Return only the lines from the top of the material through the line marked by "(1,0) -- (1,432);", unaltered.

-=-=-=-=-

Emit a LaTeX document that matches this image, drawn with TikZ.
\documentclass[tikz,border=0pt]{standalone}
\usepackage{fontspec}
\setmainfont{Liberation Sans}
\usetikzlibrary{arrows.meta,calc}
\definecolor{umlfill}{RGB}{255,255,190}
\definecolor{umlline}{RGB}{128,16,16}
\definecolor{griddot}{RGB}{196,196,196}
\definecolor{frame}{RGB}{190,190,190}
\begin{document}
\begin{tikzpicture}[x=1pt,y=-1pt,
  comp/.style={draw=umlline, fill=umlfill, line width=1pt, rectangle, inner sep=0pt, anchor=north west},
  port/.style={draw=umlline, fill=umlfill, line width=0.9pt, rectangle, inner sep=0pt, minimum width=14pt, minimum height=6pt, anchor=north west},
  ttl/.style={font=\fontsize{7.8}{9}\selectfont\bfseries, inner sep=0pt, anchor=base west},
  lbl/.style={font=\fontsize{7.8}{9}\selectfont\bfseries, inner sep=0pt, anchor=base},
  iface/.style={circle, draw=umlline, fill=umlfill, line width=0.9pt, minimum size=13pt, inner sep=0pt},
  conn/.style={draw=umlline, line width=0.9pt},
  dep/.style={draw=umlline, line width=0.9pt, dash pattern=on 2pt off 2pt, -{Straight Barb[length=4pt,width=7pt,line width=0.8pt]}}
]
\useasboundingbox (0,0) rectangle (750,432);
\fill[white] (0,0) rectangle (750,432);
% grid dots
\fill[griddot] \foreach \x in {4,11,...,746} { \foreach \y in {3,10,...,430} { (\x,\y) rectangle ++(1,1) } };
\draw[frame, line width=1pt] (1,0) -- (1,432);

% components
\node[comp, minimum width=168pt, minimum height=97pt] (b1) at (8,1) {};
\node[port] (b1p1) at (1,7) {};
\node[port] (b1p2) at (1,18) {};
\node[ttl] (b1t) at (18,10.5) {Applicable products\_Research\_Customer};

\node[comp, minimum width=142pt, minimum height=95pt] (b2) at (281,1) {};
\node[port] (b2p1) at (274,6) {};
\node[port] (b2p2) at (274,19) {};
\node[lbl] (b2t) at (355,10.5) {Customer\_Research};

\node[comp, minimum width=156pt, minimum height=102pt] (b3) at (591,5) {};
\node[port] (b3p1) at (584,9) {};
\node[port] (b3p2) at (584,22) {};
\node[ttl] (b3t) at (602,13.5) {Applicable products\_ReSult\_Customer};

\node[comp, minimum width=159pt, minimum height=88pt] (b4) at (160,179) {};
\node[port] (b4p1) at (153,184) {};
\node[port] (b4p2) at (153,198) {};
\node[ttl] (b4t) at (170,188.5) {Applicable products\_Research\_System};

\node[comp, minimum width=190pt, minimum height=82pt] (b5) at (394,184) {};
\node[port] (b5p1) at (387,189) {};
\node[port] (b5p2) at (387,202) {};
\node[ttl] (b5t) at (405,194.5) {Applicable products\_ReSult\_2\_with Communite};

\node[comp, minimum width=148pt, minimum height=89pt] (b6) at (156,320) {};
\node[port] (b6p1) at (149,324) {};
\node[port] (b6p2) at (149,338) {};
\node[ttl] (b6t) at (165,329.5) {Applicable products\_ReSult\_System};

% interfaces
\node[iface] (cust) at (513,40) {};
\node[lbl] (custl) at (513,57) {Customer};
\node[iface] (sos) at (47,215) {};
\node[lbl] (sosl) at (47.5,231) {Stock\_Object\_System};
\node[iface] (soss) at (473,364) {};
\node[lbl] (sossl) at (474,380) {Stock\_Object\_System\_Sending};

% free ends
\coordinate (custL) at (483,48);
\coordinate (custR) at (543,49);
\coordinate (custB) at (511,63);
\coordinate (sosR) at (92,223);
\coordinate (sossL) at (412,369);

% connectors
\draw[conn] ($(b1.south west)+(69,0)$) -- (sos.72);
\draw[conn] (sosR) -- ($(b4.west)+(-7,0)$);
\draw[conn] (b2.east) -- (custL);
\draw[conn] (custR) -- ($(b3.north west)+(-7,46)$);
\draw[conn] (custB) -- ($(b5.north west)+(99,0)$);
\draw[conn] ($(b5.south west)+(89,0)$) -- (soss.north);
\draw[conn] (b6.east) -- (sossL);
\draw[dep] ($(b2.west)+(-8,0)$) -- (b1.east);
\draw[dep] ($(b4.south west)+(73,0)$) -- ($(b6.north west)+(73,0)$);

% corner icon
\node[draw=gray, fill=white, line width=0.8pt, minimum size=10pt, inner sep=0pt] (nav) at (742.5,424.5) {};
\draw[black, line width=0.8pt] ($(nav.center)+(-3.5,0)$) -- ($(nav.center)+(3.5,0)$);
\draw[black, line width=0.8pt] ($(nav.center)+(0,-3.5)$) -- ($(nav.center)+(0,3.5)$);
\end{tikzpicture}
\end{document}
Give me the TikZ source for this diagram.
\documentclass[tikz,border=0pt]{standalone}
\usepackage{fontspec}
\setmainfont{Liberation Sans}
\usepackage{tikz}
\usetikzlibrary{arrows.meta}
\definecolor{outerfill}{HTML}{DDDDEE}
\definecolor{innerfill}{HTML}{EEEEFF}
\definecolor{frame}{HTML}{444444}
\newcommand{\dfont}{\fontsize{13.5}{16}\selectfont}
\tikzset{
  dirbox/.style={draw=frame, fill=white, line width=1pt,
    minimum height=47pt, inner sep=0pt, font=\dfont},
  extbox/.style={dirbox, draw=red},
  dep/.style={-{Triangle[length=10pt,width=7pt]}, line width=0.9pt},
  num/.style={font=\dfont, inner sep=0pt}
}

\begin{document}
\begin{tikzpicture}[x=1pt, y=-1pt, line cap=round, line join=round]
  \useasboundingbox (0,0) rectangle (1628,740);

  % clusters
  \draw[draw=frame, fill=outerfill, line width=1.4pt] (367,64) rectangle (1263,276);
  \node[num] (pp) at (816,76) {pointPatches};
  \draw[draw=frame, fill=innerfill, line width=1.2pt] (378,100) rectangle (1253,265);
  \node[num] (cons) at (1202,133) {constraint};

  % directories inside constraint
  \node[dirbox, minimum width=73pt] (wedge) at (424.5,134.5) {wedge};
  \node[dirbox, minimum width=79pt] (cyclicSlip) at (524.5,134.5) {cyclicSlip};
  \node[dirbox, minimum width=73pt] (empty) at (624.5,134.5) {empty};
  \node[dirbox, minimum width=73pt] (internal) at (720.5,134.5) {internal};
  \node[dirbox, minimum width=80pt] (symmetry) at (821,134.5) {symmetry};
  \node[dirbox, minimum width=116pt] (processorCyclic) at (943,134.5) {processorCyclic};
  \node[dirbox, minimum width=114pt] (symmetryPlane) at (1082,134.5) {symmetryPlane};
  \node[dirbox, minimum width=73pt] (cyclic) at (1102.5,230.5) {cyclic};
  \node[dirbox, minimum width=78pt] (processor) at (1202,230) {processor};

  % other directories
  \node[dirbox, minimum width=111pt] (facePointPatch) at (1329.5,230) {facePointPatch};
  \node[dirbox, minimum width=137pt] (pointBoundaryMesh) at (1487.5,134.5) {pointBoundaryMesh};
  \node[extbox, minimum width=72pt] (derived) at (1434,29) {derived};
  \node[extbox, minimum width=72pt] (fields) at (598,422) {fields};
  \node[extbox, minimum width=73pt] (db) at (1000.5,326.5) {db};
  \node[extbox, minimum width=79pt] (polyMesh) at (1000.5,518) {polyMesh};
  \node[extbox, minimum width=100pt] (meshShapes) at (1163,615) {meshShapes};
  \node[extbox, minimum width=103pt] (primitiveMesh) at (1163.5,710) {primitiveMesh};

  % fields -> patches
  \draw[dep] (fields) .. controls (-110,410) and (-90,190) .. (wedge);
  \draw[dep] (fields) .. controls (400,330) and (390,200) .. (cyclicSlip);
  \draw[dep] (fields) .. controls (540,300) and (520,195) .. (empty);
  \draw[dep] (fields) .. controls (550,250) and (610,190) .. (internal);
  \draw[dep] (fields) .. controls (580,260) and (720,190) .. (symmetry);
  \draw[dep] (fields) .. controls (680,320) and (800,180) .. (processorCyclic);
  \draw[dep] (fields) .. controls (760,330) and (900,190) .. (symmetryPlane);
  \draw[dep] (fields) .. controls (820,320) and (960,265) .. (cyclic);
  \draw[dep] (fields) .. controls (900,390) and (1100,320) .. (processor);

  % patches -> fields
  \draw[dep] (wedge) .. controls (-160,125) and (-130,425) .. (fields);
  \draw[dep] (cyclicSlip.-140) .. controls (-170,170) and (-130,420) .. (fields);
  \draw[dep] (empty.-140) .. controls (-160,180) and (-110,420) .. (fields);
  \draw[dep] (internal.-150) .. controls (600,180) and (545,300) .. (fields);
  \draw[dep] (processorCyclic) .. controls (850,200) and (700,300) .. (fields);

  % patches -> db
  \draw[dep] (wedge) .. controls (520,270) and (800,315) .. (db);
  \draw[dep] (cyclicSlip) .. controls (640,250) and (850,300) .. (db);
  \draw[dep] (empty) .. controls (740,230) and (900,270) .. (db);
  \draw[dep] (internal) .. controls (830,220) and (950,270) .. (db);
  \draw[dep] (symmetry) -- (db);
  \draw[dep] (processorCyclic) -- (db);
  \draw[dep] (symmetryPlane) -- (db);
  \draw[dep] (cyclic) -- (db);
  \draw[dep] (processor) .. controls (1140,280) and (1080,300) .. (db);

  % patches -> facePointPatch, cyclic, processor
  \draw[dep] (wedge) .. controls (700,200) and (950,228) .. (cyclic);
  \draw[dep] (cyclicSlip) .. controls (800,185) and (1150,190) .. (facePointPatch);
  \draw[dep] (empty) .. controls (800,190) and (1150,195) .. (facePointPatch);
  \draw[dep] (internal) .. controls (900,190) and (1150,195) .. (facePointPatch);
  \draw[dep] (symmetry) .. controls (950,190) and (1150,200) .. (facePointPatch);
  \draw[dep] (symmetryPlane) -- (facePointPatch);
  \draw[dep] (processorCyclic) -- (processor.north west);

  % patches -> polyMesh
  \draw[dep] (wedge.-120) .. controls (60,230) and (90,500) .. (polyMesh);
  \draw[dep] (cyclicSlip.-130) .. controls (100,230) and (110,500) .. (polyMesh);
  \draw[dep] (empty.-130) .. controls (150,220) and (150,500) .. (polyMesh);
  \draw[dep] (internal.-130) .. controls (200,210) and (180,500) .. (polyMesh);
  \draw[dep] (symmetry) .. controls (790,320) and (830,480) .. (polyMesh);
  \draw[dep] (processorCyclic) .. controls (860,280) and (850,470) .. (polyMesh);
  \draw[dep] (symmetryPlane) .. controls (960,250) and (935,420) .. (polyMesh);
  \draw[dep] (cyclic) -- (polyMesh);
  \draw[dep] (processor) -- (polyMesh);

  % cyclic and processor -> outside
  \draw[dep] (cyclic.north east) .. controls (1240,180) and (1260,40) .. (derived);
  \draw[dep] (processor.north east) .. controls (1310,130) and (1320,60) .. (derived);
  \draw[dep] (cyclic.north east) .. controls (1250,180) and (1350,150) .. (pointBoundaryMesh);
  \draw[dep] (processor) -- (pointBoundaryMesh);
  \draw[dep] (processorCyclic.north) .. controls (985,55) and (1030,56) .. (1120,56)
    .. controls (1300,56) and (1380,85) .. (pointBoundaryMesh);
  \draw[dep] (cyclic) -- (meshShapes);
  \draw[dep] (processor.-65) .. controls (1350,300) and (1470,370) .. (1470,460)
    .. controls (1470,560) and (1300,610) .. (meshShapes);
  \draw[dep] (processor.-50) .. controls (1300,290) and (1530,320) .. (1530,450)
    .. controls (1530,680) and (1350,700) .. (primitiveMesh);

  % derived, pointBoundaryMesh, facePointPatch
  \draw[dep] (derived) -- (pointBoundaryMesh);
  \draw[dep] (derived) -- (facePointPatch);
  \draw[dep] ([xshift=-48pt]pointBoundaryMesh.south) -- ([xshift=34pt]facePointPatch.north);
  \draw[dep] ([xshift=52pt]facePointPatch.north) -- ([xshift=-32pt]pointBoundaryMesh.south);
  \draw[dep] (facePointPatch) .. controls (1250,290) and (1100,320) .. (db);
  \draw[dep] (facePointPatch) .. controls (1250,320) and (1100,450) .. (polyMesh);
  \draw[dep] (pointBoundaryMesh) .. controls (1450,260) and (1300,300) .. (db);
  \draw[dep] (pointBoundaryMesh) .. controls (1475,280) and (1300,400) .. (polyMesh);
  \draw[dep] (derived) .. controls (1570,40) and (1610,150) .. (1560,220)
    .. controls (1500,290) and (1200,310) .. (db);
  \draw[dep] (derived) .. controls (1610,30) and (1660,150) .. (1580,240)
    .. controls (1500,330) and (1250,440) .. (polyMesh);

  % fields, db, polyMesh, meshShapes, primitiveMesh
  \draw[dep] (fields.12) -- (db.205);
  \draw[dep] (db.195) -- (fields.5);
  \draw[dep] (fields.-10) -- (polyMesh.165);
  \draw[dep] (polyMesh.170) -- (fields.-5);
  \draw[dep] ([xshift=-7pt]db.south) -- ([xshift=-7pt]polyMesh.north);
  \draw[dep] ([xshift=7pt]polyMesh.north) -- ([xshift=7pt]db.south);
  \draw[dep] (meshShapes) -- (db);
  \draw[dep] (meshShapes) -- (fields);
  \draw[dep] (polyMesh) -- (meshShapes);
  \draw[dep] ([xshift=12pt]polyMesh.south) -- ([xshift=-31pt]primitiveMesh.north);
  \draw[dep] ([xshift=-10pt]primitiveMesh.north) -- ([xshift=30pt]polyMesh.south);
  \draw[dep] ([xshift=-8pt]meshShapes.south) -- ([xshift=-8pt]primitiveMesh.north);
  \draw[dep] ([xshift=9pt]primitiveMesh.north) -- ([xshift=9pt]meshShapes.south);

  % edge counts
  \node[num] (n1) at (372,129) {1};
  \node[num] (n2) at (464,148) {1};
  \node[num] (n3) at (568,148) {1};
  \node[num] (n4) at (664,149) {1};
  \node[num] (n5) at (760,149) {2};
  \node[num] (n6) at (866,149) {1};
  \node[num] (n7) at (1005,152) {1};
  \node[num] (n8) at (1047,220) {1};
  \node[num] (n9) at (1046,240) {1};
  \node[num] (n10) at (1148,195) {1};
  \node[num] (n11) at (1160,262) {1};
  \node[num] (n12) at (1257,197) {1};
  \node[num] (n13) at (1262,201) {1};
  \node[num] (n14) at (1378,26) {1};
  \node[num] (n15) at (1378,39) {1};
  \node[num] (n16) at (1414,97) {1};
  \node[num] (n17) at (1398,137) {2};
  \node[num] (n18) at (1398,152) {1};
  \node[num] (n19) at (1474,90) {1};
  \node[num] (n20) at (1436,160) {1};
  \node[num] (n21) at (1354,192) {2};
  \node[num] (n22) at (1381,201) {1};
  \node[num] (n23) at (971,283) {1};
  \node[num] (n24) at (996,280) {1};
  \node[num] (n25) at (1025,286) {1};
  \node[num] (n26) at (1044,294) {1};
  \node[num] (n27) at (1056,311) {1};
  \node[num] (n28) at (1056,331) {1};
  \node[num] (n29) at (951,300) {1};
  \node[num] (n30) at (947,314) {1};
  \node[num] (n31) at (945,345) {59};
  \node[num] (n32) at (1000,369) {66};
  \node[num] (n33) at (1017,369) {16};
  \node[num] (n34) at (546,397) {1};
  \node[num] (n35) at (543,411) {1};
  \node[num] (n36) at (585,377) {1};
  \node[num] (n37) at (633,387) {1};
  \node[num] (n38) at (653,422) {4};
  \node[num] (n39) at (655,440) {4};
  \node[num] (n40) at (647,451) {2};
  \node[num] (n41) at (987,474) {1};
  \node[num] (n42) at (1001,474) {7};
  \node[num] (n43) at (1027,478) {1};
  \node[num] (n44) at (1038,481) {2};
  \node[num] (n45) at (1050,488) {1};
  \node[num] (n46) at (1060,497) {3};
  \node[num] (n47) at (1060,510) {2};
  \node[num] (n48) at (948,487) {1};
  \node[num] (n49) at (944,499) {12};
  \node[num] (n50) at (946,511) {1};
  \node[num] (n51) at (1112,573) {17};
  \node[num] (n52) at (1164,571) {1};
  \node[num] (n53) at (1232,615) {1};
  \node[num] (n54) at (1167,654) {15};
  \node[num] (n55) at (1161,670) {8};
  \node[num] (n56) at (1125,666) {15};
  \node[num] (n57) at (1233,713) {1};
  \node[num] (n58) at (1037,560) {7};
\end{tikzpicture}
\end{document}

-=-=-=-=-

• ANSWER TO THIS EXERCISE:
Emit a LaTeX document that matches this image, drawn with TikZ.
\documentclass[tikz,border=0pt]{standalone}
\usepackage{fontspec}
\setmainfont{Liberation Sans}
\usetikzlibrary{arrows.meta,calc}
\definecolor{umlfill}{RGB}{255,255,190}
\definecolor{umlline}{RGB}{128,16,16}
\definecolor{griddot}{RGB}{196,196,196}
\definecolor{frame}{RGB}{190,190,190}
\begin{document}
\begin{tikzpicture}[x=1pt,y=-1pt,
  comp/.style={draw=umlline, fill=umlfill, line width=1pt, rectangle, inner sep=0pt, anchor=north west},
  port/.style={draw=umlline, fill=umlfill, line width=0.9pt, rectangle, inner sep=0pt, minimum width=14pt, minimum height=6pt, anchor=north west},
  ttl/.style={font=\fontsize{7.8}{9}\selectfont\bfseries, inner sep=0pt, anchor=base west},
  lbl/.style={font=\fontsize{7.8}{9}\selectfont\bfseries, inner sep=0pt, anchor=base},
  iface/.style={circle, draw=umlline, fill=umlfill, line width=0.9pt, minimum size=13pt, inner sep=0pt},
  conn/.style={draw=umlline, line width=0.9pt},
  dep/.style={draw=umlline, line width=0.9pt, dash pattern=on 2pt off 2pt, -{Straight Barb[length=4pt,width=7pt,line width=0.8pt]}}
]
\useasboundingbox (0,0) rectangle (750,432);
\fill[white] (0,0) rectangle (750,432);
% grid dots
\fill[griddot] \foreach \x in {4,11,...,746} { \foreach \y in {3,10,...,430} { (\x,\y) rectangle ++(1,1) } };
\draw[frame, line width=1pt] (1,0) -- (1,432);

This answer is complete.